▶ _TASK BRIEF_
Wherever the string "React" occurs in a line of these records, report that line.

▶ _SUPPLIED MATERIAL_
=======

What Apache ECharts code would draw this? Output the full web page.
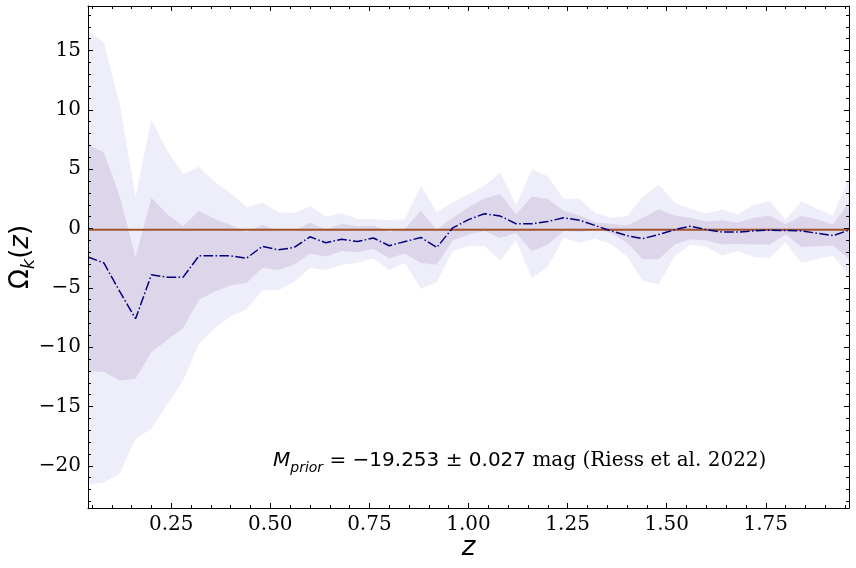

=======

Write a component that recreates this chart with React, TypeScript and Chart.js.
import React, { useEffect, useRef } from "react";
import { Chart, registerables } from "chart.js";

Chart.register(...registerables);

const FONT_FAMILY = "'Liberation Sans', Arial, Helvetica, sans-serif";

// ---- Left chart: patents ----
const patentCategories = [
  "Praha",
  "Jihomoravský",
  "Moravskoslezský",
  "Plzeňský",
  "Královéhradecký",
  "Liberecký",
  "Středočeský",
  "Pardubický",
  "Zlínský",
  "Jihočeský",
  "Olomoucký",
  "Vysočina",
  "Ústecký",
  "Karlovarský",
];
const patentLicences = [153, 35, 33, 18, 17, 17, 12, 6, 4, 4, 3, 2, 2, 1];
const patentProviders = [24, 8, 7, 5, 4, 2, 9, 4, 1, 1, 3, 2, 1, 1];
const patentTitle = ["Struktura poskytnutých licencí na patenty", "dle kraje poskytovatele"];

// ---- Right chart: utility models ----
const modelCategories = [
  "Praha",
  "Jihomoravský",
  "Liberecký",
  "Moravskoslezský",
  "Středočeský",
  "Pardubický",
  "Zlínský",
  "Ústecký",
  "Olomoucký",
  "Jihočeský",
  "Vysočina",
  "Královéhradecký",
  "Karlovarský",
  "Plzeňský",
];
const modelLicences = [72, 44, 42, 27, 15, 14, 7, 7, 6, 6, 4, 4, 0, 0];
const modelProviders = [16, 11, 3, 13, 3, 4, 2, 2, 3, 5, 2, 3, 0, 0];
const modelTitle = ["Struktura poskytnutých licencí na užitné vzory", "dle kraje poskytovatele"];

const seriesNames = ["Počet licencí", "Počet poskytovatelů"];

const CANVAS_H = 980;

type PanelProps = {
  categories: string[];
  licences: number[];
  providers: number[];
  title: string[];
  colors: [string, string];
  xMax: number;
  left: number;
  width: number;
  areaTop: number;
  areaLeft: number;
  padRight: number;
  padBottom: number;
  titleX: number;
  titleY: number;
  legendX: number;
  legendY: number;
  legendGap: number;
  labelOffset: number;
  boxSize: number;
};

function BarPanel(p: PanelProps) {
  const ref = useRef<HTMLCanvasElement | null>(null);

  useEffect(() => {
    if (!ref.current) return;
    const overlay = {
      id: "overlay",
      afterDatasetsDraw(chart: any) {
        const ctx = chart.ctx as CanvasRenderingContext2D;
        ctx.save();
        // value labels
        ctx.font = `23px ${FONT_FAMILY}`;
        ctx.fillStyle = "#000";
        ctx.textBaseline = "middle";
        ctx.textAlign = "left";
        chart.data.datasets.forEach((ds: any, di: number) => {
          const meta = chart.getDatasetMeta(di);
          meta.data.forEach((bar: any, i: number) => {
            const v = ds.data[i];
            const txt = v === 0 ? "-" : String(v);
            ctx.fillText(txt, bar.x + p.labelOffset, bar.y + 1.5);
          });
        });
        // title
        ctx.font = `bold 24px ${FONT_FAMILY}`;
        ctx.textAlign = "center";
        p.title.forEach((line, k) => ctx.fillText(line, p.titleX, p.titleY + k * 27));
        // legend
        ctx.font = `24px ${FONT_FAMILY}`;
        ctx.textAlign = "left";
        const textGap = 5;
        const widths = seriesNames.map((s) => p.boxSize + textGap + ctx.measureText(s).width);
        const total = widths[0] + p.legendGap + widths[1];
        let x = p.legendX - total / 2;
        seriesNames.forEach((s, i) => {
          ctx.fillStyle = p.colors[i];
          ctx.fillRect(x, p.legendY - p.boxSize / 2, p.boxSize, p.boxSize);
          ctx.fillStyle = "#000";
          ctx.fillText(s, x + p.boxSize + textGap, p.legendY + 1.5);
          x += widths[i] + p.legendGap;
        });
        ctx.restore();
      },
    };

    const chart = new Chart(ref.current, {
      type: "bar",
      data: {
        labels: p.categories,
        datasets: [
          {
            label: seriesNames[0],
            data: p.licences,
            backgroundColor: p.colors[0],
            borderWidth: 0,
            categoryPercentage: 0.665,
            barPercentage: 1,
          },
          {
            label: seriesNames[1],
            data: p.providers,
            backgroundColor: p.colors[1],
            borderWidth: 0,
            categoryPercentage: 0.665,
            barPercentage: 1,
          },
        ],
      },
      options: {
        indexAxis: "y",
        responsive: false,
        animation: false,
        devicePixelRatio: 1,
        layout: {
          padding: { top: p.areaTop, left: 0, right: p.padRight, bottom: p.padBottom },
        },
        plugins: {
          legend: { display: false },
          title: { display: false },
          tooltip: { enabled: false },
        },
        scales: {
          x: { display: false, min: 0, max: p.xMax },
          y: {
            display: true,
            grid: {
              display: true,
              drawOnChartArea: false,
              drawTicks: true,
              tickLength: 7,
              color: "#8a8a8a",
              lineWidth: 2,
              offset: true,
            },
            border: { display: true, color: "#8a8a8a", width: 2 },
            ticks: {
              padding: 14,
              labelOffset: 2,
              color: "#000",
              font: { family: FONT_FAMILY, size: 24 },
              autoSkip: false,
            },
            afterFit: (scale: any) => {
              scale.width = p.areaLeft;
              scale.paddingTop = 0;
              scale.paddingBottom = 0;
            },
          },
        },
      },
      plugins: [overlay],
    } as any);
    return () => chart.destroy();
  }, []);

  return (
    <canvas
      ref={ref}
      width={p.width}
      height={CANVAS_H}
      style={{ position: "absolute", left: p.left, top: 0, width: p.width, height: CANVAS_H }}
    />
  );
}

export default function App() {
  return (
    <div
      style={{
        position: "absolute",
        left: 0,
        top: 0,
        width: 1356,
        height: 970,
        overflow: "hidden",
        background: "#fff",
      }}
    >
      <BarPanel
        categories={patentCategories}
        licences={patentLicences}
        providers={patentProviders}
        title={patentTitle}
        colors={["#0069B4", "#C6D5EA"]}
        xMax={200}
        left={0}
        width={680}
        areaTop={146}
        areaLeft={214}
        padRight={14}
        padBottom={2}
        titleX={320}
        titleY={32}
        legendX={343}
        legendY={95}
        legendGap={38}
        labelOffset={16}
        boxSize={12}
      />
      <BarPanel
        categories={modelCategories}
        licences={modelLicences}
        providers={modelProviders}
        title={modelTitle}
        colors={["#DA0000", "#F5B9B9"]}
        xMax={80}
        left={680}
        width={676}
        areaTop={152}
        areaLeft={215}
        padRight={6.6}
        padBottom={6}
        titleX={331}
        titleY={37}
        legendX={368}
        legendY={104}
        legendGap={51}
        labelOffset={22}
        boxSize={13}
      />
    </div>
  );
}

=======

▶ _EXERCISE RESPONSE_
Write a component that recreates this chart with React, TypeScript and Chart.js.
import React, { useEffect, useRef } from "react";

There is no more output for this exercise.